With coronavirus cases surging in more than 38 states this week, the nation’s top infectious disease experts are warning that the remaining fall and winter months will be nothing like we’ve seen so far.
“The next six to 12 weeks are going to be the darkest of the entire pandemic,” Dr. Michael Osterholm, director of the Center for Infectious Disease Research and Policy at the University of Minnesota, said Sunday on NBC’s “Meet the Press.”
Osterholm acknowledged that while vaccines and treatments were “coming down the pike,” it’s still too early for them to offer adequate and widespread protection this winter.
Epidemiologists across the country are seeing a third wave of the coronavirus as colder temperatures settle in. In Wisconsin, the number of hospitalized COVID patients has more than tripled in the last month alone. New Mexico Governor Michelle Lujan Grisham tweeted Sunday that her state is seeing a 101 percent spike in COVID-19 hospitalizations.
In September, the U.S. was averaging 41,859 coronavirus cases and 740 deaths every day. At the time, Osterholm warned of a “very dark fall.”
“Friday, we had 70,000 cases, matching the largest number we had seen back during the really serious peak in July,” Osterholm said Sunday, adding that we’re going to “blow right through” that number in the coming weeks.

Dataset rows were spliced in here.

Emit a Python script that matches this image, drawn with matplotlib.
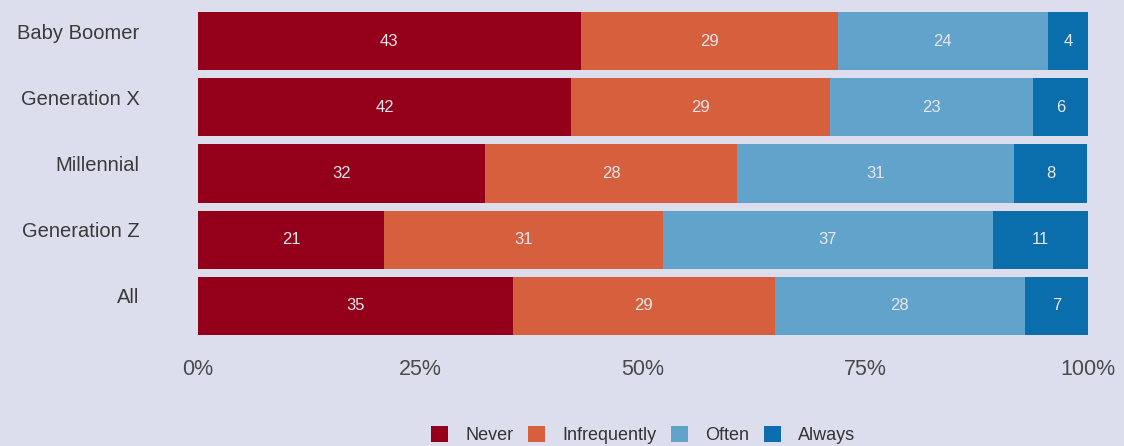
import matplotlib
matplotlib.use("Agg")
import matplotlib.pyplot as plt
import numpy as np

plt.rcParams['font.family'] = ['Liberation Sans', 'DejaVu Sans']

categories = ["Baby Boomer", "Generation X", "Millennial", "Generation Z", "All"]
series_names = ["Never", "Infrequently", "Often", "Always"]
never = [43.0, 41.9, 32.2, 20.9, 35.4]
infrequently = [28.9, 29.1, 28.4, 31.3, 29.4]
often = [23.6, 22.8, 31.1, 37.1, 28.1]
always = [4.5, 6.2, 8.2, 10.7, 7.1]
labels_never = [43, 42, 32, 21, 35]
labels_infrequently = [29, 29, 28, 31, 29]
labels_often = [24, 23, 31, 37, 28]
labels_always = [4, 6, 8, 11, 7]
xticks = [0, 25, 50, 75, 100]
xticklabels = ["0%", "25%", "50%", "75%", "100%"]

colors = ["#940019", "#d6603d", "#62a3cc", "#0a6ead"]
bg = "#dcdeed"

fig = plt.figure(figsize=(11.24, 4.46), dpi=100, facecolor=bg)
ax = fig.add_axes([198/1124, 1-335/446, 890/1124, 323/446])
ax.set_facecolor(bg)

y = np.arange(len(categories))
data = [never, infrequently, often, always]
labs = [labels_never, labels_infrequently, labels_often, labels_always]
left = np.zeros(len(categories))
for vals, lab, c, name in zip(data, labs, colors, series_names):
    vals = np.array(vals)
    ax.barh(y, vals, left=left, height=0.88, color=c, label=name, linewidth=0)
    for yi, l, v, t in zip(y, left, vals, lab):
        ax.text(l + v/2, yi, str(t), ha='center', va='center', color='#ebe6ee', fontsize=12)
    left += vals

ax.set_xlim(0, 100)
ax.set_ylim(4.44, -0.44)
ax.set_yticks(y - 0.15)
ax.set_yticklabels(categories, fontsize=14.5, color='#3a3a3a')
ax.set_xticks(xticks)
ax.set_xticklabels(xticklabels, fontsize=15.5, color='#4a4a4a')
ax.tick_params(axis='y', length=0, pad=42)
ax.tick_params(axis='x', length=0, pad=17)
for s in ax.spines.values():
    s.set_visible(False)

leg = fig.legend(loc='center', bbox_to_anchor=(643/1124, 1-435/446), ncol=4, frameon=False,
                 fontsize=13, handlelength=0.95, handleheight=0.95, columnspacing=0.8,
                 handletextpad=0.95, borderpad=0)
for t in leg.get_texts():
    t.set_color('#333333')

fig.savefig("out.png", dpi=100, facecolor=bg)
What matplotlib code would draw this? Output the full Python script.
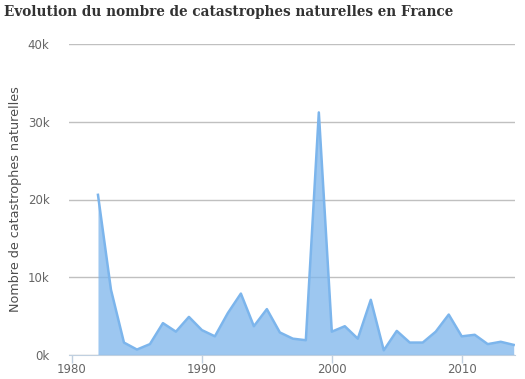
import matplotlib.pyplot as plt
from matplotlib.ticker import FuncFormatter

years = list(range(1982, 2015))
counts = [20600, 8400, 1600, 700, 1400, 4100, 3000, 4900, 3200, 2400,
          5400, 7900, 3700, 5900, 2900, 2100, 1900, 31200, 3000, 3700,
          2100, 7100, 600, 3100, 1600, 1600, 3000, 5200, 2400, 2600,
          1400, 1700, 1300]

title = "Evolution du nombre de catastrophes naturelles en France"
ylabel = "Nombre de catastrophes naturelles"

fig = plt.figure(figsize=(5.25, 3.79), dpi=100)
ax = fig.add_axes([69 / 525, 24 / 379, 446 / 525, 311 / 379])

ax.fill_between(years, counts, color="#7cb5ec", alpha=0.75, linewidth=0)
ax.plot(years, counts, color="#7cb5ec", linewidth=1.8)

ax.set_xlim(1979.77, 2014.1)
ax.set_ylim(0, 40000)
ax.set_xticks([1980, 1990, 2000, 2010])
ax.set_yticks([0, 10000, 20000, 30000, 40000])
ax.yaxis.set_major_formatter(FuncFormatter(lambda v, p: f"{int(v / 1000)}k"))

ax.grid(axis="y", color="#c0c0c0", linewidth=1)
ax.set_axisbelow(True)
for s in ["top", "right", "left"]:
    ax.spines[s].set_visible(False)
ax.spines["bottom"].set_color("#c0d0e0")
ax.tick_params(axis="x", colors="#c0d0e0", length=6, width=1, labelcolor="#666666",
               labelsize=8.5, pad=0)
ax.tick_params(axis="y", length=0, labelcolor="#666666", labelsize=8.5, pad=14)

ax.set_ylabel(ylabel, color="#4d4d4d", fontsize=9.2, labelpad=4)

fig.text(4 / 525, 1 - 12 / 379, title, fontsize=9.8, fontweight="bold",
         family="DejaVu Serif", color="#333333", va="center", ha="left")

fig.savefig("out.png", dpi=100)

“Between now and the holidays, we will see numbers much, much larger than even the 67,000 to 75,000 cases.”
Researchers at the University of Washington say we could be seeing an average of 2300 deaths per day by mid-January.
Experts warn that “COVID fatigue” is partially to blame for the overall spike in cases. We may be “over” this virus, but the virus isn’t over.
As we approach the colder months and flu season, the medical community is begging people everywhere to be vigilant when it comes to hand washing, wearing a mask, and practicing social distancing measures.